Il reste à parler de certaines faiblesses propres à Ayerdhal ou à la science-fiction française en général. En lisant ces quatre volumes, j'ai eu la très nette impression qu'Ayerdhal savait très précisément qui étaient tous ses personnages, surtout les antagonistes, mais il ne nous le fait jamais comprendre. Ils restent souvent de simples affreux antipathiques, parce que réactionnaires ou bornés, ou des mécaniques à intriguer, comploter et combiner dont les motivations restent mystérieuses. Pour certains des protagonistes, les moins importants surtout, c'est un peu la même chose, sauf pour les personnages principaux qui s'analysent réciproquement jusqu'à plus soif. Néanmoins, si l'ignorance des lecteurs en ce qui concerne la personnalité des antagonistes permet à Ayerdhal de manigancer un certain nombre de surprises et de retournements, elle déséquilibre aussi le roman (car la tétralogie forme vraiment un roman en quatre parties) puisque ce contre quoi œuvrent Ylvain et compagnie reste plutôt abstrait et insaisissable, sauf pour Jarlad, figure classique du mégalomane qui fut un idéaliste déçu — peut-être…
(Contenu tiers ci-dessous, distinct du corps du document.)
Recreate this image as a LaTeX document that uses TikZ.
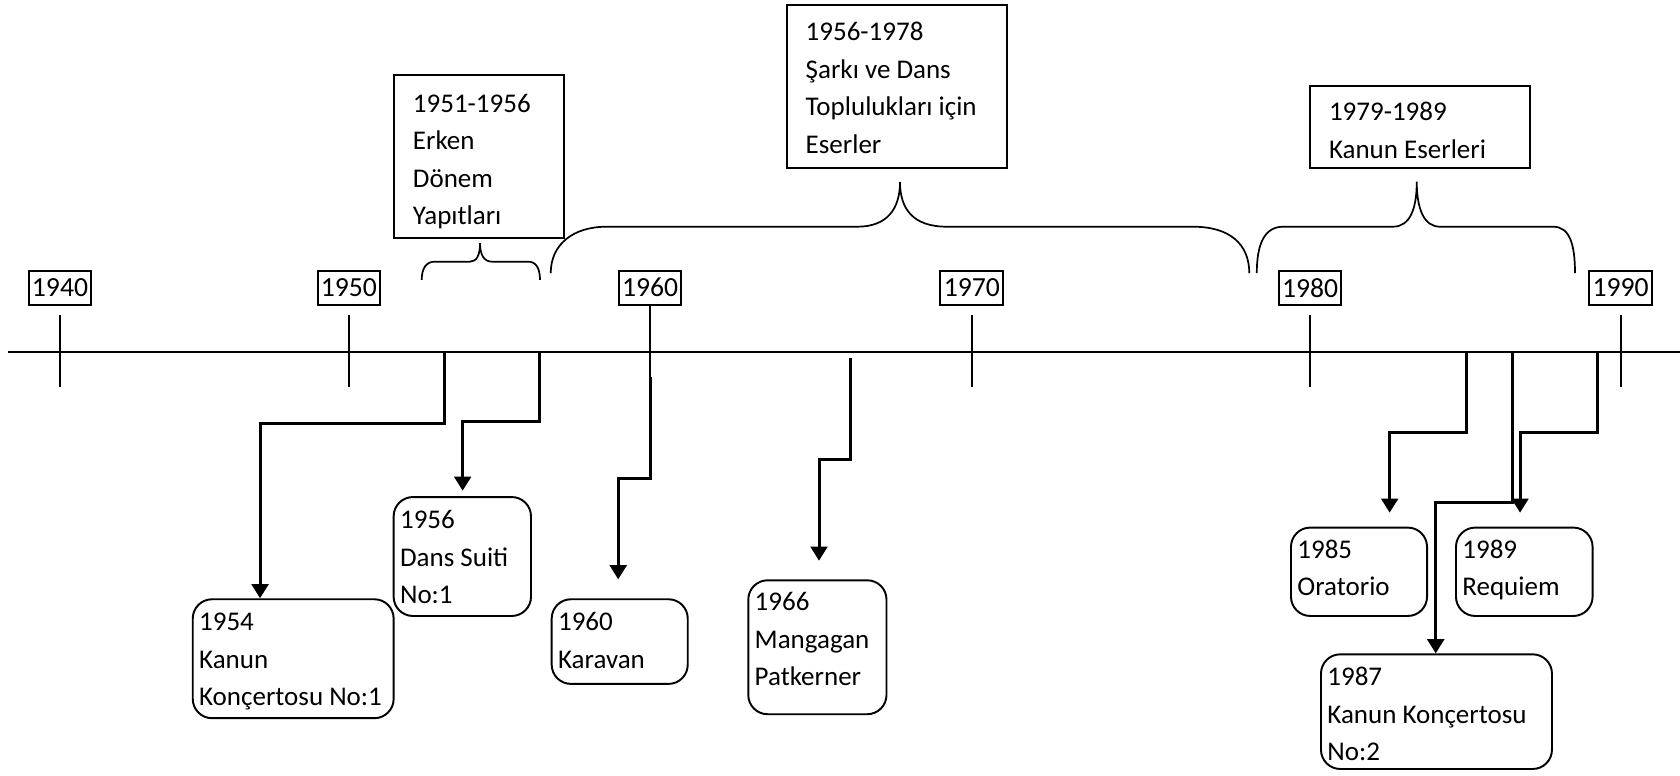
\documentclass[tikz,border=0pt]{standalone}
\usepackage{fontspec}
\setmainfont{Carlito}
\usetikzlibrary{arrows.meta}
% #1 width px, #2 height px, #3 first baseline px, #4 left inset px, #5 text
\newcommand\boxtext[5]{\parbox[c][\dimexpr#2pt/2\relax][t]{\dimexpr#1pt/2\relax}{\fontsize{12.6pt}{17.5pt}\selectfont\raggedright\leftskip=\dimexpr#4pt/2\relax\relax\rule{0pt}{\dimexpr#3pt/2\relax}#5}}
\tikzset{
  thinline/.style={line width=0.9pt},
  bracepath/.style={line width=0.8pt},
  conn/.style={line width=1.4pt, -{Triangle[length=6.6pt,width=7.8pt]}},
  yearbox/.style={draw, line width=0.9pt, inner sep=0pt, minimum width=29.25pt, minimum height=16pt, font=\fontsize{12.9pt}{14pt}\selectfont},
  pbox/.style={draw, line width=0.9pt, inner sep=0pt, anchor=north west},
  rbox/.style={pbox, rounded corners=9pt},
}
\begin{document}
\begin{tikzpicture}[x=0.5pt,y=-0.5pt]
\useasboundingbox (0,0) rectangle (1568,724);

% axis
\coordinate (axL) at (7.8,328.2);
\coordinate (axR) at (1568,328.2);
\draw[thinline] (axL) -- (axR);

% year labels
\node[yearbox] (y40) at (56,268.5) {1940};
\node[yearbox] (y50) at (325.7,268.5) {1950};
\node[yearbox] (y60) at (606.7,268.5) {1960};
\node[yearbox] (y70) at (907,268.5) {1970};
\node[yearbox] (y80) at (1222.7,268.5) {1980};
\node[yearbox] (y90) at (1512.6,268.5) {1990};

% ticks
\foreach \n in {y40,y50,y70,y80,y90}{
  \draw[thinline] (\n.south |- 0,294) -- (\n.south |- 0,361.5);
}
\draw[thinline] (y60.south) -- (y60.south |- 0,361.5);

% period boxes
\node[pbox] (p1) at (367,69) {\boxtext{158.8}{152}{35}{17.5}{1951-1956\\Erken\\Dönem\\Yapıtları}};
\node[pbox] (p2) at (733.6,3.7) {\boxtext{205.4}{152}{33.6}{17.5}{1956-1978\\Şarkı ve Dans\\Toplulukları için\\Eserler}};
\node[pbox] (p3) at (1222,79.3) {\boxtext{204.8}{76.3}{32.5}{17.5}{1979-1989\\Kanun Eserleri}};

% braces
\draw[bracepath] (393.6,261.3) .. controls (393.6,250) and (398,244.2) .. (406,244.2)
  -- (438.7,244.2) .. controls (445,244.2) and (448,238) .. (448,227)
  .. controls (448,238) and (452,244.2) .. (459,244.2)
  -- (493,244.2) .. controls (500,244.2) and (504,250) .. (504,261.3);
\draw[bracepath] (514,255) .. controls (514,228) and (535,211.6) .. (566,211.6)
  -- (800,211.6) .. controls (828,211.6) and (840,195) .. (840,169.7)
  .. controls (840,195) and (852,211.6) .. (884,211.6)
  -- (1113.6,211.6) .. controls (1148,211.6) and (1166,228) .. (1166,255);
\draw[bracepath] (1173,255) .. controls (1173,228) and (1180,211.6) .. (1197.6,211.6)
  -- (1300,211.6) .. controls (1316,211.6) and (1322.3,195) .. (1322.3,169.5)
  .. controls (1322.3,195) and (1329,211.6) .. (1344,211.6)
  -- (1449.7,211.6) .. controls (1465,211.6) and (1470,228) .. (1470,255);

% work boxes
\node[rbox] (b54) at (179,558.4) {\boxtext{187.5}{111}{29.5}{6}{1954\\Kanun\\Konçertosu No:1}};
\node[rbox] (b56) at (366.5,463) {\boxtext{128.2}{111}{29.5}{6}{1956\\Dans Suiti\\No:1}};
\node[rbox] (b60) at (514,558.4) {\boxtext{127}{79}{29.5}{6}{1960\\Karavan}};
\node[rbox] (b66) at (697.5,540.7) {\boxtext{129}{125}{28.5}{6}{1966\\Mangagan\\Patkerner}};
\node[rbox] (b85) at (1204,491.5) {\boxtext{127}{82.5}{28.5}{6}{1985\\Oratorio}};
\node[rbox] (b89) at (1358,491.5) {\boxtext{127.5}{82.5}{28.5}{6}{1989\\Requiem}};
\node[rbox] (b87) at (1232,609.8) {\boxtext{215.6}{107}{29.5}{6}{1987\\Kanun Konçertosu\\No:2}};

% connector start / end points
\coordinate (s54) at (415.3,328.2);  \coordinate (e54) at (242.7,558.4);
\coordinate (s56) at (503.4,328.2);  \coordinate (e56) at (431.8,458);
\coordinate (s60) at (606.7,351.6);  \coordinate (e60) at (577,540.7);
\coordinate (s66) at (794,334.4);    \coordinate (e66) at (764.4,523.3);
\coordinate (s85) at (1369,328.2);   \coordinate (e85) at (1297,478.5);
\coordinate (s87) at (1411.5,328.2); \coordinate (e87) at (1340,609.8);
\coordinate (s89) at (1491,328.2);   \coordinate (e89) at (1418.7,478.5);

\draw[conn] (s54) -- (s54 |- 0,395.7) -| (e54);
\draw[conn] (s56) -- (s56 |- 0,393.6) -| (e56);
\draw[conn] (s60) -- (s60 |- 0,446.4) -| (e60);
\draw[conn] (s66) -- (s66 |- 0,428.7) -| (e66);
\draw[conn] (s85) -- (s85 |- 0,403.8) -| (e85);
\draw[conn] (s87) -- (s87 |- 0,468.8) -| (e87);
\draw[conn] (s89) -- (s89 |- 0,403.8) -| (e89);
\end{tikzpicture}
\end{document}
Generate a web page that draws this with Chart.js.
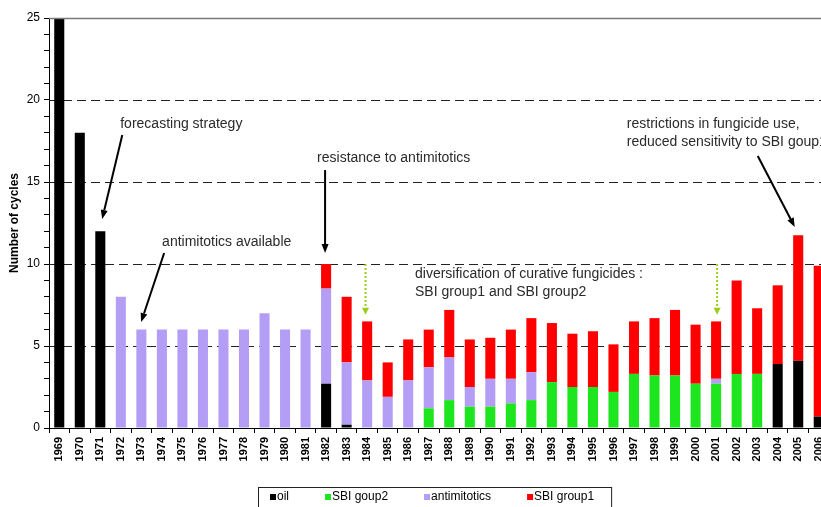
<!DOCTYPE html>
<html><head><meta charset="utf-8">
<script src="https://cdn.jsdelivr.net/npm/chart.js@4.4.1/dist/chart.umd.min.js"></script>
<style>
html,body{margin:0;padding:0;background:#fff;overflow:hidden;}
#wrap{position:relative;width:829px;height:507px;}
canvas{display:block;}
</style></head><body>
<div id="wrap"><canvas id="c" width="829" height="507"></canvas></div>
<script>
// ---- data ----
const years = ["1969","1970","1971","1972","1973","1974","1975","1976","1977","1978","1979","1980","1981","1982","1983","1984","1985","1986","1987","1988","1989","1990","1991","1992","1993","1994","1995","1996","1997","1998","1999","2000","2001","2002","2003","2004","2005","2006"];
const oil =          [25,18,12,0,0,0,0,0,0,0,0,0,0,2.7,0.2,0,0,0,0,0,0,0,0,0,0,0,0,0,0,0,0,0,0,0,0,3.9,4.1,0.7];
const sbiGroup2 =    [0,0,0,0,0,0,0,0,0,0,0,0,0,0,0,0,0,0,1.2,1.7,1.3,1.3,1.5,1.7,2.8,2.5,2.5,2.2,3.3,3.2,3.2,2.7,2.7,3.3,3.3,0,0,0];
const antimitotics = [0,0,0,8,6,6,6,6,6,6,7,6,6,5.8,3.8,2.9,1.9,2.9,2.5,2.6,1.2,1.7,1.5,1.7,0,0,0,0,0,0,0,0,0.3,0,0,0,0,0];
const sbiGroup1 =    [0,0,0,0,0,0,0,0,0,0,0,0,0,1.5,4.0,3.6,2.1,2.5,2.3,2.9,2.9,2.5,3.0,3.3,3.6,3.25,3.4,2.9,3.2,3.5,4.0,3.6,3.5,5.7,4.0,4.8,7.65,9.2];
const seriesNames = ["oil","SBI goup2","antimitotics","SBI group1"];
const seriesColors = ["#000000","#1ee61e","#b49ef5","#ff0000"];
const yMajorTicks = [0,5,10,15,20,25];
const yAxisTitle = "Number of cycles";
// annotations positioned in data units (category index, value)
const notes = [
  {lines:["forecasting strategy"], x:2.97, y:18.54},
  {lines:["antimitotics available"], x:5.01, y:11.34},
  {lines:["resistance to antimitotics"], x:12.56, y:16.46},
  {lines:["diversification of curative fungicides :","SBI group1 and SBI group2"], x:17.33, y:9.37},
  {lines:["restrictions in fungicide use,","reduced sensitivity to SBI goup1"], x:27.65, y:18.54}
];
const blackArrows = [
  {x1:3.07, y1:17.87, x2:2.09, y2:12.74},
  {x1:5.11, y1:10.67, x2:3.99, y2:6.46},
  {x1:12.95, y1:15.73, x2:12.95, y2:10.67},
  {x1:34.03, y1:16.59, x2:35.83, y2:12.26}
];
const greenArrows = [
  {x1:14.92, y1:10, x2:14.92, y2:6.9},
  {x1:32.05, y1:10, x2:32.05, y2:6.9}
];

const FONT = '"Liberation Sans", Arial, Helvetica, sans-serif';
Chart.defaults.font.family = FONT;

function arrow(ctx, x1, y1, x2, y2, color, width, dash, head, headW){
  const ang = Math.atan2(y2-y1, x2-x1);
  const bx = x2 - Math.cos(ang)*head, by = y2 - Math.sin(ang)*head;
  ctx.save();
  ctx.strokeStyle = color; ctx.fillStyle = color; ctx.lineWidth = width;
  ctx.setLineDash(dash);
  ctx.beginPath(); ctx.moveTo(x1,y1); ctx.lineTo(bx,by); ctx.stroke();
  ctx.setLineDash([]);
  ctx.beginPath();
  ctx.moveTo(x2,y2);
  ctx.lineTo(bx + Math.sin(ang)*headW, by - Math.cos(ang)*headW);
  ctx.lineTo(bx - Math.sin(ang)*headW, by + Math.cos(ang)*headW);
  ctx.closePath(); ctx.fill();
  ctx.restore();
}

const decor = {
  id:'decor',
  beforeDatasetsDraw(chart){
    const {ctx, chartArea:a, scales:{y}} = chart;
    ctx.save();
    ctx.strokeStyle = '#222'; ctx.lineWidth = 1; ctx.setLineDash([9,5]);
    yMajorTicks.forEach(v => {
      if (v <= y.min || v >= y.max) return;
      const py = Math.round(y.getPixelForValue(v)) + 0.5;
      ctx.beginPath(); ctx.moveTo(a.left, py); ctx.lineTo(a.right, py); ctx.stroke();
    });
    ctx.restore();
  },
  afterDraw(chart){
    const {ctx, chartArea:a, scales:{x, y}} = chart;
    ctx.save();
    // plot frame top
    ctx.strokeStyle = '#7a7a7a'; ctx.lineWidth = 1.5;
    ctx.beginPath(); ctx.moveTo(a.left, a.top + 0.5); ctx.lineTo(a.right, a.top + 0.5); ctx.stroke();
    // annotation text
    ctx.font = '14px ' + FONT; ctx.fillStyle = '#2a2a2a'; ctx.textBaseline = 'middle'; ctx.textAlign = 'left';
    notes.forEach(n => {
      const px = x.getPixelForValue(n.x), py = y.getPixelForValue(n.y);
      n.lines.forEach((t,i) => ctx.fillText(t, px, py + i*18));
    });
    blackArrows.forEach(r => arrow(ctx, x.getPixelForValue(r.x1), y.getPixelForValue(r.y1), x.getPixelForValue(r.x2), y.getPixelForValue(r.y2), '#000', 2, [], 9, 3.5));
    greenArrows.forEach(r => arrow(ctx, x.getPixelForValue(r.x1), y.getPixelForValue(r.y1), x.getPixelForValue(r.x2), y.getPixelForValue(r.y2), '#9ccc1a', 2, [2,2], 7, 3.5));
    // legend
    ctx.font = '12px ' + FONT; ctx.textBaseline = 'middle';
    const ly = 497; let lx = 270;
    chart.data.datasets.forEach(ds => {
      ctx.fillStyle = ds.backgroundColor; ctx.fillRect(lx, ly-3, 6, 6);
      lx += 7;
      ctx.fillStyle = '#000'; ctx.fillText(ds.label, lx, ly);
      lx += ctx.measureText(ds.label).width + 36;
    });
    const right = lx - 36 + 17;
    ctx.strokeStyle = '#222'; ctx.lineWidth = 1;
    ctx.strokeRect(258.5, 487.5, right - 258, 40);
    ctx.restore();
  }
};

const datasets = [oil, sbiGroup2, antimitotics, sbiGroup1].map((d,i) => ({
  label: seriesNames[i], data: d, backgroundColor: seriesColors[i], borderWidth: 0
}));

new Chart(document.getElementById('c'), {
  type:'bar',
  data:{labels: years, datasets},
  plugins:[decor],
  options:{
    responsive:false, animation:false, devicePixelRatio:1,
    layout:{padding:{top:18, left:0, right:0, bottom:39}},
    plugins:{legend:{display:false}, tooltip:{enabled:false}},
    datasets:{bar:{categoryPercentage:1, barPercentage:0.49}},
    scales:{
      x:{
        stacked:true,
        grid:{display:true, drawOnChartArea:false, drawTicks:true, tickLength:5, color:'#000', offset:true},
        border:{color:'#000', width:1},
        ticks:{autoSkip:false, maxRotation:90, minRotation:90, padding:4, color:'#000', font:{size:11, weight:'bold'}},
        afterFit(s){ s.height = 40; s.paddingLeft = 0; s.paddingRight = 0; }
      },
      y:{
        stacked:true, min:0, max:25,
        grid:{drawOnChartArea:false, tickLength:5, color:'#000'},
        border:{color:'#000', width:1},
        ticks:{stepSize:1, autoSkip:false, padding:4, color:'#000', font:{size:12},
               callback:(v) => yMajorTicks.includes(v) ? String(v) : ''},
        title:{display:true, text:yAxisTitle, color:'#000', font:{size:12, weight:'bold'}, padding:{top:7, bottom:0}},
        afterFit(s){ s.width = 49; }
      }
    }
  }
});
</script>
</body></html>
Enfin, du côté scientifique, Ayerdhal louvoie avec assez d'agilité pour éviter la plupart des écueils. Il est convaincant quand il faut l'être et il n'essaie pas de convaincre quand ce serait impossible. Evidemment, des pouvoirs paranormaux sont au cœur de cette tétralogie ; ils ne sauraient avoir de justification scientifique et, pour cette raison même, on peut accepter, si on a la foi, l'expansion démesurée des pouvoirs des héros, capables de projeter sur quelques centaines de mètres à la fin du premier volume et sur une dizaine de milliers de kilomètres à la fin du quatrième. De même, il n'y a rien de rationnel à la supériorité finale d'Ely sur Jarlad ; elle est tout simplement donnée de façon arbitraire. Du côté de la physique, on retrace un astronef à un moment grâce à un enduit qui provoque, par “friction magnétique”, une émission sur une longueur d'onde de 21 cm. Si c'est une allusion à l'émission par la transition de spin de l'hydrogène atomique neutre, j'éprouve quelques doutes qui me portent à croire qu'elle est singulièrement mal venue. Dans un système solaire (celui de la Terre, dans le roman), l'hydrogène est tout d'abord ionisé en grande partie et on aurait tendance à croire qu'à proximité d'un astronef se déplaçant avec les vélocités décrites (pas loin de la vitesse de la lumière, en fait), les énergies dégagés ioniseraient l'hydrogène environnant. De plus, même si une fraction de l'hydrogène environnant pouvait être neutralisée et forcée à émettre un signal radio à 21 cm, la probabilité de transition est si faible qu'on a du mal à croire que le signal serait plus fort que le bruit ambiant. (Tout l'Univers émet sur les longueurs d'onde avoisinantes…)

J'ajouterai qu'en dehors des conflits entre personnages et politiques, les romans d'Ayerdhal restent assez secs et on n'a pas toujours l'impression de bien “voir” les décors, sauf à une ou deux reprises (à la fin du deuxième volume ou dans les Alpes terriennes).

Bref, en guise de conclusion, il s'agit d'une tétralogie haletante, au rythme soutenu d'un bout à l'autre, dont la narration est entachée de quelques maladresses mais qui fait montre d'une énergie et d'une intelligence qui la placent nettement au-dessus de la moyenne des livres parus au Fleuve Noir. En la rééditant, ce dernier ne s'est pas trompé et j'encouragerai tous les lecteurs qu'intéresse l'évolution de la SF française à se la procurer : ils auront droit à un jour ou deux de lecture pas ennuyeuse du tout.